Luego de 9 años en calidad de “donado”, fray Juan de Lorenzana, quien recién había sido nombrado como prior del convento, decidió hacer caso omiso a las leyes virreinales y concederle a Martín el privilegio de unirse a la Tercera Orden de Santo Domingo. Con 24 años de edad, profesó los votos el 2 de junio de 1603, y al mismo tiempo el prior le encomendó la repartición de la limosna entre los necesitados. Según los testimonios de la época, Martín ejercitaba la caridad día y noche, repartiendo las limosnas que llegaban al convento y curando a los enfermos tanto cuerpo y alma sin importar si fuesen negros, indios o españoles. Cuando le encargaban la portería del claustro, esta se llenaba de gente que venía pedirle que rezara por ellos, o bien que buscaban su consejo.
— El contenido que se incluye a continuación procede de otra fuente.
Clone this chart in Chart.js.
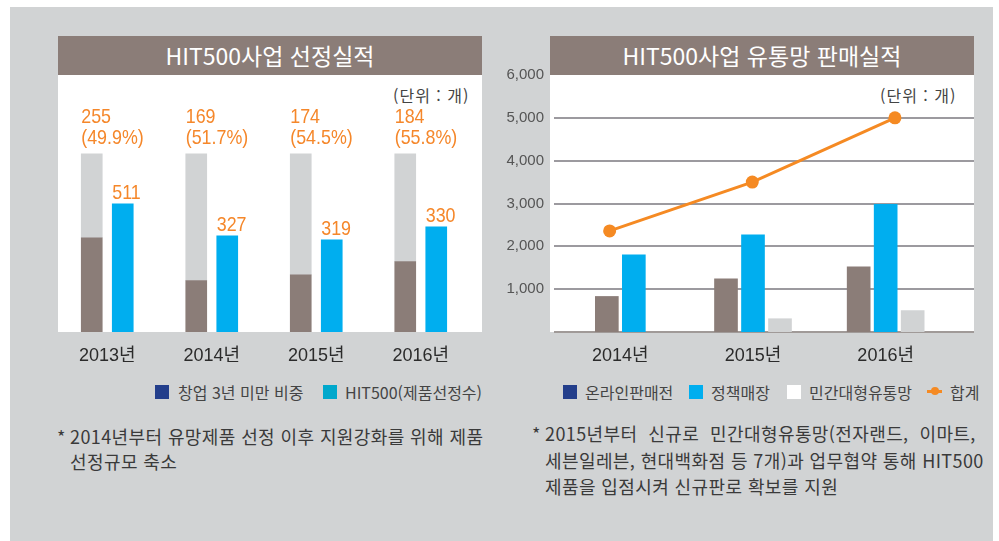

Una de las frases que más repetía era: “No hay gusto mayor que darle a los pobres”.
A los pocos años, el convento entró en serios problemas económicos, por lo cual fray Juan decidió vender varios objetos valiosos que poseían. Martín, que aún era hombre joven y dotado de gran fuerza, se ofreció a venderse como esclavo para ayudar a saldar las deudas del claustro. El prior, enormemente conmovido, se negó a hacer esto, y contó lo ocurrido al padre provincial de la Orden en el Perú, quien se la repitió al virrey Luis Jerónimo Fernández de Cabrera. Éste último, enternecido por la profunda humildad y devoción del mulato, lo mandó llamar al palacio virreinal de Lima para conocerlo y entregarle una fuerte suma monetaria para sufragar los gastos del convento. Por su parte, la hermana de Martín usó su posición acaudalada en la sociedad limeña para recaudar más fondos, gracias a lo cual no sólo lograron remediar la crisis del convento, sino que con lo que sobró fundaron el Asilo y Escuela de la Santa Cruz, donde pusieron a Martín al frente. En este lugar,
el mulato no sólo curaba y atendía a huérfanos y pordioseros, sino que también enseñaba la doctrina cristiana a indios y esclavos.
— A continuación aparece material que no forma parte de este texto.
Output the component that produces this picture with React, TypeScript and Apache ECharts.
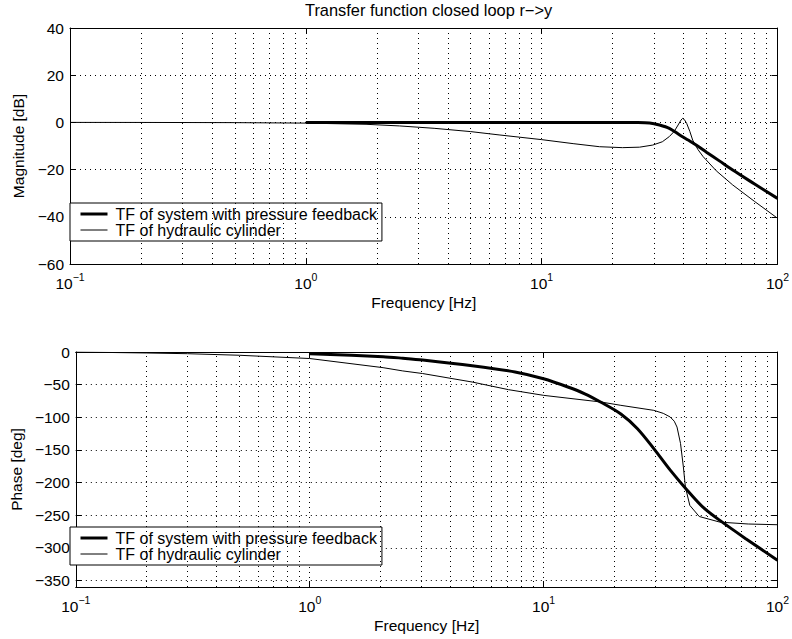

Durante 10 años, Martín tuvo entrevistas mensuales con el señor virrey, quien le pedía consejo para varios de los asuntos más delicados del gobierno; asimismo, también era consultado por el rector de la Universidad de San Marcos, el alcalde de Lima y por el mismo arzobispo don Hernando Arias de Ugarte, y entabló una entrañable amistad con San Juan Macías y Santa Rosa de Lima. No obstante, nunca abandonó el ejercicio de la caridad, y cuando una epidemia azotó el convento, se dice que llegaba a entrar en las celdas de los enfermos para atenderlos pese a que estas estaban bien cerradas con llave.
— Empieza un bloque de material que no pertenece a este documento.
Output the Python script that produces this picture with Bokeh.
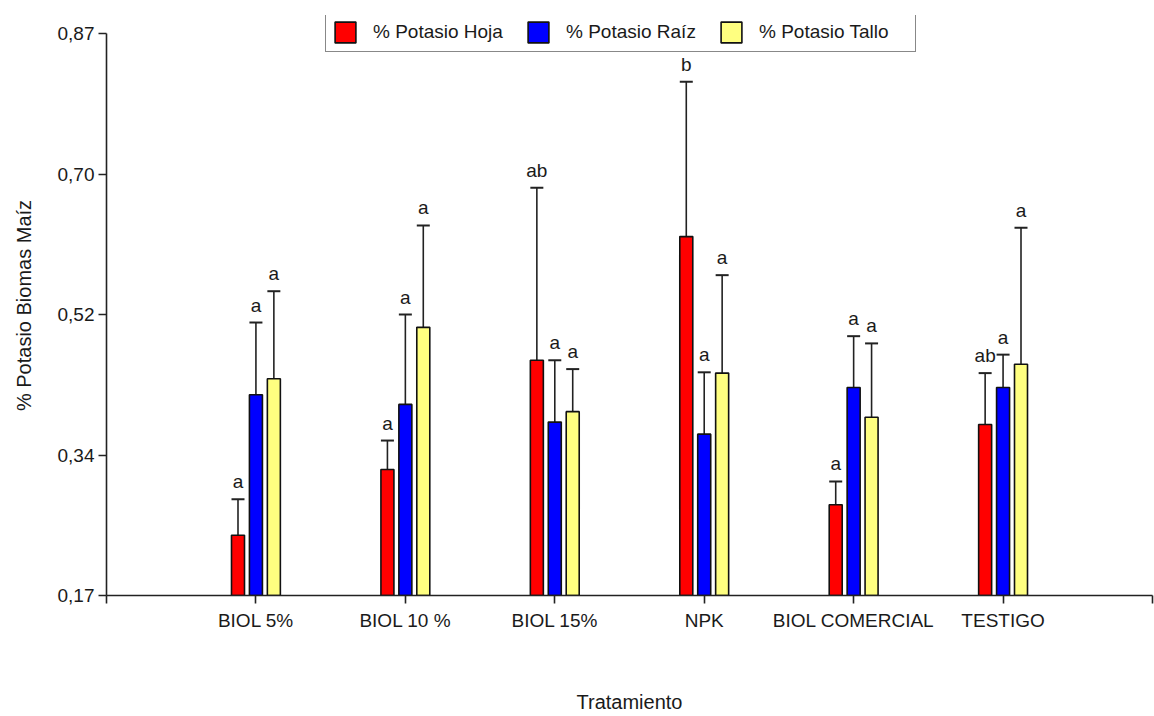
from bokeh.plotting import figure
from bokeh.models import FixedTicker, Legend, LegendItem, Range1d, ColumnDataSource
from bokeh.core.properties import value
from bokeh.embed import file_html
from bokeh.resources import INLINE

# ---- data ----
categories = ["BIOL 5%", "BIOL 10 %", "BIOL 15%", "NPK", "BIOL COMERCIAL", "TESTIGO"]
series_names = ["% Potasio Hoja", "% Potasio Raíz", "% Potasio Tallo"]

hoja = [0.245, 0.327, 0.463, 0.617, 0.283, 0.383]
hoja_sd = [0.045, 0.036, 0.215, 0.193, 0.029, 0.064]
hoja_letters = ["a", "a", "ab", "b", "a", "ab"]

raiz = [0.420, 0.408, 0.386, 0.371, 0.429, 0.429]
raiz_sd = [0.090, 0.112, 0.077, 0.077, 0.064, 0.041]
raiz_letters = ["a", "a", "a", "a", "a", "a"]

tallo = [0.440, 0.504, 0.399, 0.447, 0.392, 0.458]
tallo_sd = [0.109, 0.127, 0.053, 0.122, 0.092, 0.170]
tallo_letters = ["a", "a", "a", "a", "a", "a"]

y_ticks = [0.17, 0.345, 0.52, 0.695, 0.87]
y_tick_labels = ["0,17", "0,34", "0,52", "0,70", "0,87"]

colors = ["#FF0000", "#0000FF", "#FFFF80"]
FONT = "Liberation Sans"

# ---- layout (pixels) ----
W, H = 1154, 716
frame_left, frame_right = 106, 1152
axis_top_px, axis_bottom_px = 33, 595   # where 0.87 and 0.17 sit
frame_top = 15                          # frame starts higher so the legend is not clipped
y_min, y_max = y_ticks[0], y_ticks[-1]
units_per_px = (y_max - y_min) / (axis_bottom_px - axis_top_px)
y_frame_top = y_max + (axis_top_px - frame_top) * units_per_px

p = figure(width=W, height=H,
           x_range=Range1d(0, 7), y_range=Range1d(y_min, y_frame_top),
           output_backend="svg", toolbar_location=None,
           min_border_left=frame_left, min_border_right=W - frame_right,
           min_border_top=frame_top, min_border_bottom=H - axis_bottom_px)
p.xgrid.visible = False
p.ygrid.visible = False
p.outline_line_color = None
p.background_fill_color = "white"

bar_w = 0.087
offsets = [-0.12, 0.0, 0.12]

renderers = []
for means, sds, letters, off, col in zip(
        [hoja, raiz, tallo], [hoja_sd, raiz_sd, tallo_sd],
        [hoja_letters, raiz_letters, tallo_letters], offsets, colors):
    xs = [i + 1 + off for i in range(len(categories))]
    tops = [m + s for m, s in zip(means, sds)]
    src = ColumnDataSource(dict(
        x=xs, top=means, err=tops, lab=letters,
        x0=[x - bar_w / 2 for x in xs], x1=[x + bar_w / 2 for x in xs]))
    p.segment(x0="x", y0="top", x1="x", y1="err", source=src,
              line_color="#222222", line_width=1.6)
    p.segment(x0="x0", y0="err", x1="x1", y1="err", source=src,
              line_color="#222222", line_width=2)
    r = p.vbar(x="x", top="top", bottom=y_min, width=bar_w, source=src,
               fill_color=col, line_color="#111111", line_width=1.6)
    renderers.append(r)
    p.text(x="x", y="err", text="lab", source=src,
           text_align="center", text_baseline="bottom", y_offset=-7,
           text_font=value(FONT), text_font_size="19px", text_color="#1a1a1a")

# ---- axes ----
xa = p.xaxis[0]
xa.ticker = FixedTicker(ticks=list(range(0, 8)))
xa.major_label_overrides = {0: "", 7: "", **{i + 1: c for i, c in enumerate(categories)}}
xa.axis_label = "Tratamiento"
xa.major_label_standoff = 6
xa.axis_label_standoff = 57

ya = p.yaxis[0]
ya.ticker = FixedTicker(ticks=y_ticks)
ya.bounds = (y_min, y_max)
ya.major_label_overrides = {t: l for t, l in zip(y_ticks, y_tick_labels)}
ya.axis_label = "% Potasio Biomas Maíz"
ya.major_label_standoff = 4
ya.axis_label_standoff = 20

for ax in (xa, ya):
    ax.axis_line_color = "#222222"
    ax.axis_line_width = 1.6
    ax.major_tick_line_color = "#222222"
    ax.major_tick_line_width = 1.6
    ax.major_tick_out = 8
    ax.major_tick_in = 0
    ax.minor_tick_line_color = None
    ax.major_label_text_font = FONT
    ax.major_label_text_font_size = "19px"
    ax.major_label_text_color = "#1a1a1a"
    ax.axis_label_text_font = FONT
    ax.axis_label_text_font_size = "20px"
    ax.axis_label_text_font_style = "normal"
    ax.axis_label_text_color = "#1a1a1a"

# ---- legend ----
legend = Legend(items=[LegendItem(label=n, renderers=[r]) for n, r in zip(series_names, renderers)],
                orientation="horizontal", location=(219, 543),
                glyph_width=26, glyph_height=26, label_height=26, label_width=150,
                label_standoff=15, spacing=2, padding=6, margin=0,
                border_line_color="#111111", border_line_width=1.6,
                background_fill_alpha=1.0,
                label_text_font=FONT, label_text_font_size="19px",
                label_text_color="#1a1a1a")
p.add_layout(legend)

open("out.html", "w").write(file_html(p, INLINE))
El 3 de noviembre de 1639, luego de una fiebre que lo postró varios días, Martín mandó a llamar a todos sus hermanos de la Orden y les pidió que rezaran todos juntos el Credo. Luego de hacer esto, partió hacia la Patria celestial. Tenía 59 años. Su fallecimiento generó un gran duelo en Lima, y gente de todos los estratos sociales abarrotó sus exequias e intentaban conseguir alguna reliquia de él. Fue beatificado en 1837 por el papa Gregorio XVI, y canonizado por San Juan XXIII en 1962, pero su devoción popular inició desde su defunción.